On retrouve d’ailleurs aujourd’hui cet “esprit” aussi dans les instances de régulation américaines, ce qui explique d’ailleurs le changement radical d’attitude opéré depuis le dernier grand démantèlement (celui d’AT&T). Cette philosophie économique conduit en effet à protéger essentiellement le consommateur et, il faut bien le dire, à laisser le marché décider pour lui-même, les infractions anti-trust devenant en soi beaucoup plus difficiles à établir.

Ce n’est pas pour rien qu’il existe un tel écart, pour ne pas dire plus, entre le comportement de l’Europe et celui des instances de régulation américaines vis-à-vis de Google.

Google est par exemple impliqué dans pas moins de 5 plaintes anti-trust en Europe, tandis que sur son sol, et mis à part des bruits de couloir sur des enquêtes en préparation, il ne se passe pas grand-chose.

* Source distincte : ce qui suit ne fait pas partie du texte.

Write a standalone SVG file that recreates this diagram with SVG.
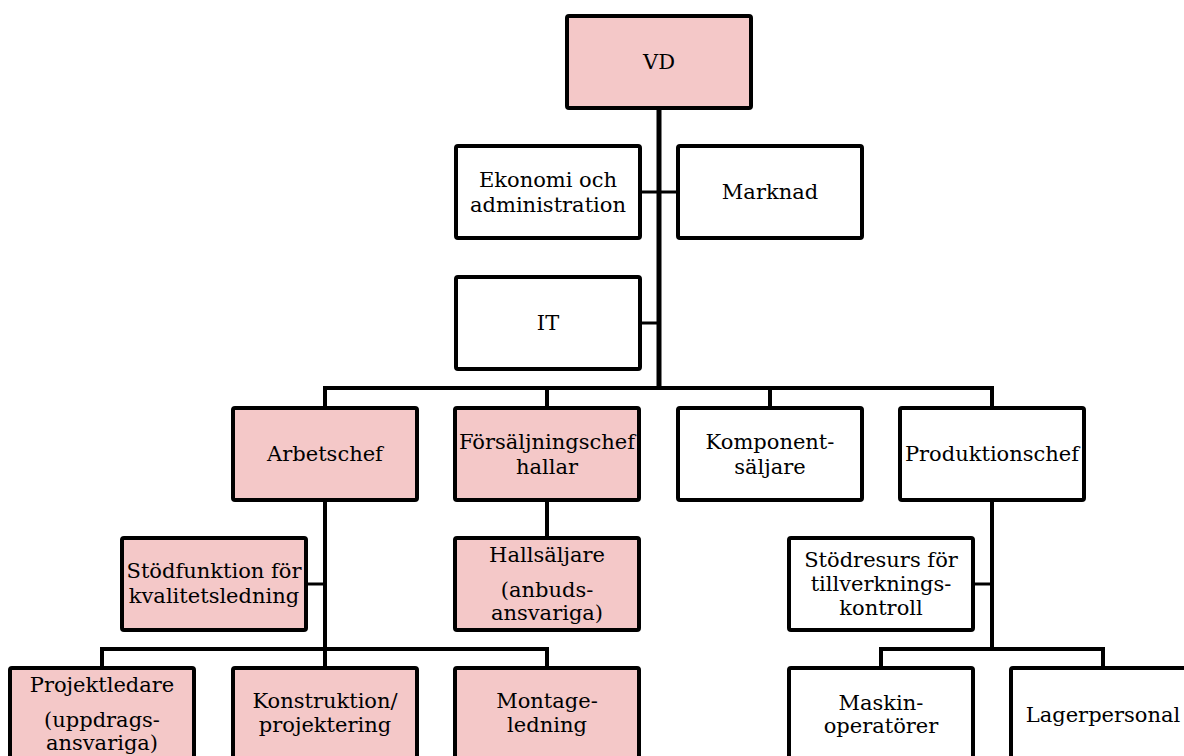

L’argument de Google, qui estime systématiquement que toute plainte à son encontre n’est qu’un moyen de lutter autrement que sur le seul terrain de la compétition, et déjà ressorti envers Apple, n’est sans doute pas un simple effet de manche juridique. Les dirigeants de Google savent dans quel monde ils vivent, savent quand leurs actes placent leur entreprise en situation probable d’infraction (vois les mails internes dans l’affaire Java Oracle par exemple), mais estiment tout aussi sincèrement que le monde économique n’a pas encore fini la globalisation libérale prévue par l’école de Chicago.

Toute contrainte sur la compétition elle-même étant jugée déloyale, les brevets, les lois anti-trust, tout ce qui revient à limiter d’une façon ou d’une autre la concurrence est vu comme la cible à abattre, et qu’importe les raisons pour lesquelles certaines barrières sont parfois établies. Ce point de vue est permanent dans le rapport de la Chicago School, qui justifie tous les actes de Google dans le domaine de la recherche par le gain obtenu par le consommateur, évacuant ainsi à chaque fois la question des conditions de la concurrence.

Problème pour Google, si l’Europe est aussi très largement sous influence des thèses de la célèbre école, ce n’est pas le cas des instances de régulation qui servent d’équilibrage et ont pour objectif que la concurrence ne se transforme pas en simple western où tous les coups seraient permis.

Les propos d’Almunia sont le reflet strict de cette vision du marché, et la fronde de Google dans ce contexte risque fort d’être vue comme une manière d’éviter toute responsabilité pourtant inhérente au poids actuel du moteur de recherche.